• What needs to be done:
Restate the material word for word and leave out anything that is a picture.

• Recorded data:
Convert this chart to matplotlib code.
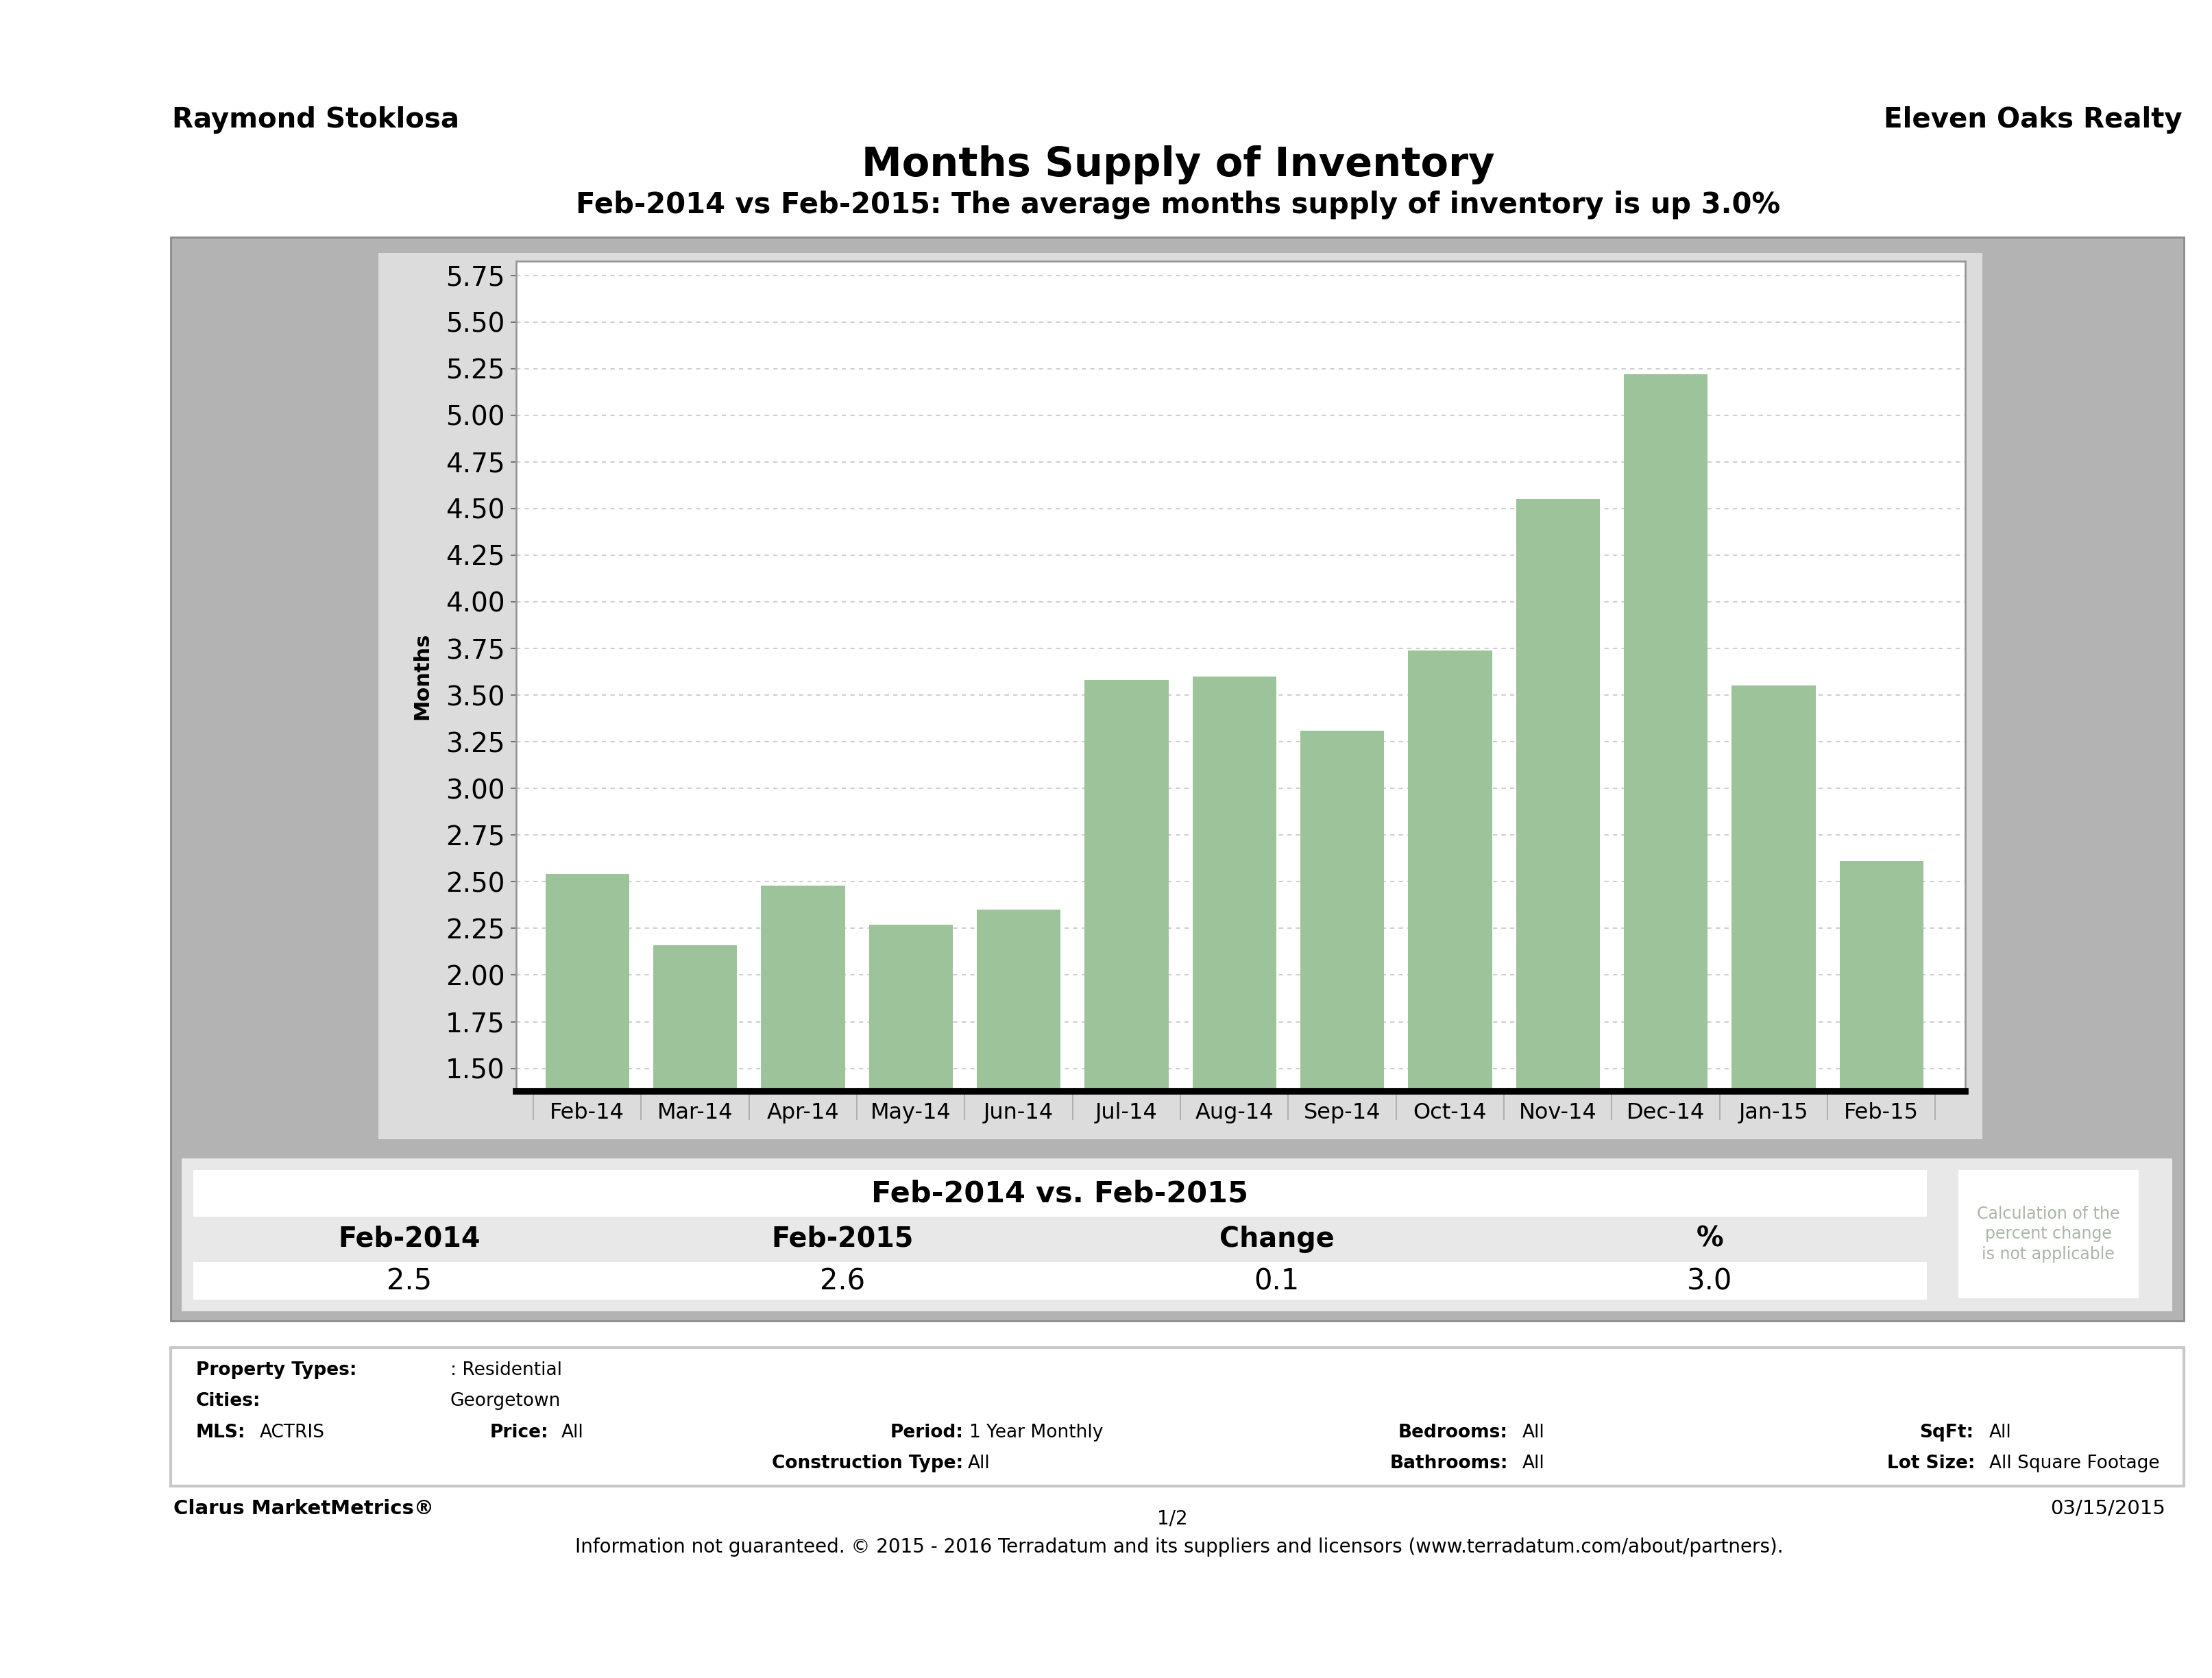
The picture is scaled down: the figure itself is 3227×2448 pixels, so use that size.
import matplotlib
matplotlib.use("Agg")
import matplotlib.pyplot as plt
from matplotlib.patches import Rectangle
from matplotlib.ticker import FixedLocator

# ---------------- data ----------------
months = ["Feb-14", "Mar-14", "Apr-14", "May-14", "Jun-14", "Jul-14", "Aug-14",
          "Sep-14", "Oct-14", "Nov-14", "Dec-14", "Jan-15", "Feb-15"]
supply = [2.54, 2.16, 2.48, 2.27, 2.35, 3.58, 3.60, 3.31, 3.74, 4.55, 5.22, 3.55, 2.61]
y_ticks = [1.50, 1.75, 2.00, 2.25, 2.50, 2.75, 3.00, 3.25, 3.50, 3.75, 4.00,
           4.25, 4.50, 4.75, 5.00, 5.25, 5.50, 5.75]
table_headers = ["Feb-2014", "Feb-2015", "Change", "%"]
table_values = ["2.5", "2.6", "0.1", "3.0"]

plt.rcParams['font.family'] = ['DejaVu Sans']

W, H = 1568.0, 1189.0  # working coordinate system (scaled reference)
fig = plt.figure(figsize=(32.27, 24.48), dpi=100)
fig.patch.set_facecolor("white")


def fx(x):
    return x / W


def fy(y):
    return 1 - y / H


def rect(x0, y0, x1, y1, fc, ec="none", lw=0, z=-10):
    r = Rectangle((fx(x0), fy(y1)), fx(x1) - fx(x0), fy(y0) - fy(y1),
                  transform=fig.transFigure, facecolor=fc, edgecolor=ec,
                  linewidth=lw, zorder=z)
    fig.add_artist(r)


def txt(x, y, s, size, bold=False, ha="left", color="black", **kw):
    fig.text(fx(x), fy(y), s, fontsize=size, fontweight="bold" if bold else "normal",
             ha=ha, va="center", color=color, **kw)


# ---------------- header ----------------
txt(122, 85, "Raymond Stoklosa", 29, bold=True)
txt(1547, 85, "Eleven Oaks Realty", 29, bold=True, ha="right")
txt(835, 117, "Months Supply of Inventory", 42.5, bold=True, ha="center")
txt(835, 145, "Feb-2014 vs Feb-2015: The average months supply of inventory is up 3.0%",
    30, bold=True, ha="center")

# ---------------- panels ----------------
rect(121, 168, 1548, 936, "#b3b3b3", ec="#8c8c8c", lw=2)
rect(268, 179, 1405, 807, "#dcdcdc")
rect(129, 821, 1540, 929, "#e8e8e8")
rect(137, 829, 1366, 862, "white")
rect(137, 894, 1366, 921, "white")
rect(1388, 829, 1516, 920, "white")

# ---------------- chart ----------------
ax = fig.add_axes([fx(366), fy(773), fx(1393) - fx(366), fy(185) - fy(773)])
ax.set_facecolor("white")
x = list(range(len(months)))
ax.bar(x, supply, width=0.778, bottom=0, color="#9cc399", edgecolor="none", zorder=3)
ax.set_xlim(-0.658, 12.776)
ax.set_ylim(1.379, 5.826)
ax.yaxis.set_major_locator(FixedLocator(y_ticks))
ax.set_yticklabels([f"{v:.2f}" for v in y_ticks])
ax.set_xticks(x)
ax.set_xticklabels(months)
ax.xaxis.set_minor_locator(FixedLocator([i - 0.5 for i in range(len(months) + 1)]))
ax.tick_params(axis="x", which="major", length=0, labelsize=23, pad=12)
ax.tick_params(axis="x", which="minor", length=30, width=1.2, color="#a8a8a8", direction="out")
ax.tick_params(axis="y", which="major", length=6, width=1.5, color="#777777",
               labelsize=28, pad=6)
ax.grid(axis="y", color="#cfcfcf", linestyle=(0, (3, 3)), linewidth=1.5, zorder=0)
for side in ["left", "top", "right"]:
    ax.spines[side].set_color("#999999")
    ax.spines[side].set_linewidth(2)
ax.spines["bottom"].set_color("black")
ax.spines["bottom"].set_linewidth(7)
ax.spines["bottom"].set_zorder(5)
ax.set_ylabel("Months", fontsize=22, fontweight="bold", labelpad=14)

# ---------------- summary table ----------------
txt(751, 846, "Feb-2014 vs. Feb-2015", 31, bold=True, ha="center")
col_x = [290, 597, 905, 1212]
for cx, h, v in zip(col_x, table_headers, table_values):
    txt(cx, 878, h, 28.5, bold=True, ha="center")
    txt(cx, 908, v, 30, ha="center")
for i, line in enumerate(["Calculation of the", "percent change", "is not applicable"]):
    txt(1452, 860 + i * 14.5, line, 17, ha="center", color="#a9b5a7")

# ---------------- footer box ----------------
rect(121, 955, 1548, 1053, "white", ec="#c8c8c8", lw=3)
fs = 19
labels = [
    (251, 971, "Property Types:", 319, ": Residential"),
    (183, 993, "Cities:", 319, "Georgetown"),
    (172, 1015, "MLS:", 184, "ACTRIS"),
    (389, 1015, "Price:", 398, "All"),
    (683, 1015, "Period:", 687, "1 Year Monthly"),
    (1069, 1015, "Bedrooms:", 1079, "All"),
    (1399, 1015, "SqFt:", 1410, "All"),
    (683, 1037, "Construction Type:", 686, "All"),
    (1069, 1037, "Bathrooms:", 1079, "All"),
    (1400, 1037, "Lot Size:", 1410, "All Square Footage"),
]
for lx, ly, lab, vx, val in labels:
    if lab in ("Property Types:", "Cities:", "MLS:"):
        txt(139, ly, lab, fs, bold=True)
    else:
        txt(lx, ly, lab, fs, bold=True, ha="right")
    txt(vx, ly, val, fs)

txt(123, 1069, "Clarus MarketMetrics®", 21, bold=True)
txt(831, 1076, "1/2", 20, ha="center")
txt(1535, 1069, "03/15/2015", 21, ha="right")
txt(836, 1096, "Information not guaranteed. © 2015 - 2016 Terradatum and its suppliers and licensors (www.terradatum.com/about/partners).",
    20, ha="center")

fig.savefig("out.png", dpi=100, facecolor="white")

• Full answer:
Convert this chart to matplotlib code.
The picture is scaled down: the figure itself is 3227×2448 pixels, so use that size.
import matplotlib
matplotlib.use("Agg")
import matplotlib.pyplot as plt
from matplotlib.patches import Rectangle
from matplotlib.ticker import FixedLocator

# ---------------- data ----------------
months = ["Feb-14", "Mar-14", "Apr-14", "May-14", "Jun-14", "Jul-14", "Aug-14",
          "Sep-14", "Oct-14", "Nov-14", "Dec-14", "Jan-15", "Feb-15"]
supply = [2.54, 2.16, 2.48, 2.27, 2.35, 3.58, 3.60, 3.31, 3.74, 4.55, 5.22, 3.55, 2.61]
y_ticks = [1.50, 1.75, 2.00, 2.25, 2.50, 2.75, 3.00, 3.25, 3.50, 3.75, 4.00,
           4.25, 4.50, 4.75, 5.00, 5.25, 5.50, 5.75]
table_headers = ["Feb-2014", "Feb-2015", "Change", "%"]
table_values = ["2.5", "2.6", "0.1", "3.0"]

plt.rcParams['font.family'] = ['DejaVu Sans']

W, H = 1568.0, 1189.0  # working coordinate system (scaled reference)
fig = plt.figure(figsize=(32.27, 24.48), dpi=100)
fig.patch.set_facecolor("white")


def fx(x):
    return x / W


def fy(y):
    return 1 - y / H


def rect(x0, y0, x1, y1, fc, ec="none", lw=0, z=-10):
    r = Rectangle((fx(x0), fy(y1)), fx(x1) - fx(x0), fy(y0) - fy(y1),
                  transform=fig.transFigure, facecolor=fc, edgecolor=ec,
                  linewidth=lw, zorder=z)
    fig.add_artist(r)


def txt(x, y, s, size, bold=False, ha="left", color="black", **kw):
    fig.text(fx(x), fy(y), s, fontsize=size, fontweight="bold" if bold else "normal",
             ha=ha, va="center", color=color, **kw)


# ---------------- header ----------------
txt(122, 85, "Raymond Stoklosa", 29, bold=True)
txt(1547, 85, "Eleven Oaks Realty", 29, bold=True, ha="right")
txt(835, 117, "Months Supply of Inventory", 42.5, bold=True, ha="center")
txt(835, 145, "Feb-2014 vs Feb-2015: The average months supply of inventory is up 3.0%",
    30, bold=True, ha="center")

# ---------------- panels ----------------
rect(121, 168, 1548, 936, "#b3b3b3", ec="#8c8c8c", lw=2)
rect(268, 179, 1405, 807, "#dcdcdc")
rect(129, 821, 1540, 929, "#e8e8e8")
rect(137, 829, 1366, 862, "white")
rect(137, 894, 1366, 921, "white")
rect(1388, 829, 1516, 920, "white")

# ---------------- chart ----------------
ax = fig.add_axes([fx(366), fy(773), fx(1393) - fx(366), fy(185) - fy(773)])
ax.set_facecolor("white")
x = list(range(len(months)))
ax.bar(x, supply, width=0.778, bottom=0, color="#9cc399", edgecolor="none", zorder=3)
ax.set_xlim(-0.658, 12.776)
ax.set_ylim(1.379, 5.826)
ax.yaxis.set_major_locator(FixedLocator(y_ticks))
ax.set_yticklabels([f"{v:.2f}" for v in y_ticks])
ax.set_xticks(x)
ax.set_xticklabels(months)
ax.xaxis.set_minor_locator(FixedLocator([i - 0.5 for i in range(len(months) + 1)]))
ax.tick_params(axis="x", which="major", length=0, labelsize=23, pad=12)
ax.tick_params(axis="x", which="minor", length=30, width=1.2, color="#a8a8a8", direction="out")
ax.tick_params(axis="y", which="major", length=6, width=1.5, color="#777777",
               labelsize=28, pad=6)
ax.grid(axis="y", color="#cfcfcf", linestyle=(0, (3, 3)), linewidth=1.5, zorder=0)
for side in ["left", "top", "right"]:
    ax.spines[side].set_color("#999999")
    ax.spines[side].set_linewidth(2)
ax.spines["bottom"].set_color("black")
ax.spines["bottom"].set_linewidth(7)
ax.spines["bottom"].set_zorder(5)
ax.set_ylabel("Months", fontsize=22, fontweight="bold", labelpad=14)

# ---------------- summary table ----------------
txt(751, 846, "Feb-2014 vs. Feb-2015", 31, bold=True, ha="center")
col_x = [290, 597, 905, 1212]
for cx, h, v in zip(col_x, table_headers, table_values):
    txt(cx, 878, h, 28.5, bold=True, ha="center")
    txt(cx, 908, v, 30, ha="center")
for i, line in enumerate(["Calculation of the", "percent change", "is not applicable"]):
    txt(1452, 860 + i * 14.5, line, 17, ha="center", color="#a9b5a7")

# ---------------- footer box ----------------
rect(121, 955, 1548, 1053, "white", ec="#c8c8c8", lw=3)
fs = 19
labels = [
    (251, 971, "Property Types:", 319, ": Residential"),
    (183, 993, "Cities:", 319, "Georgetown"),
    (172, 1015, "MLS:", 184, "ACTRIS"),
    (389, 1015, "Price:", 398, "All"),
    (683, 1015, "Period:", 687, "1 Year Monthly"),
    (1069, 1015, "Bedrooms:", 1079, "All"),
    (1399, 1015, "SqFt:", 1410, "All"),
    (683, 1037, "Construction Type:", 686, "All"),
    (1069, 1037, "Bathrooms:", 1079, "All"),
    (1400, 1037, "Lot Size:", 1410, "All Square Footage"),
]
for lx, ly, lab, vx, val in labels:
    if lab in ("Property Types:", "Cities:", "MLS:"):
        txt(139, ly, lab, fs, bold=True)
    else:
        txt(lx, ly, lab, fs, bold=True, ha="right")
    txt(vx, ly, val, fs)

txt(123, 1069, "Clarus MarketMetrics®", 21, bold=True)
txt(831, 1076, "1/2", 20, ha="center")
txt(1535, 1069, "03/15/2015", 21, ha="right")
txt(836, 1096, "Information not guaranteed. © 2015 - 2016 Terradatum and its suppliers and licensors (www.terradatum.com/about/partners).",
    20, ha="center")

fig.savefig("out.png", dpi=100, facecolor="white")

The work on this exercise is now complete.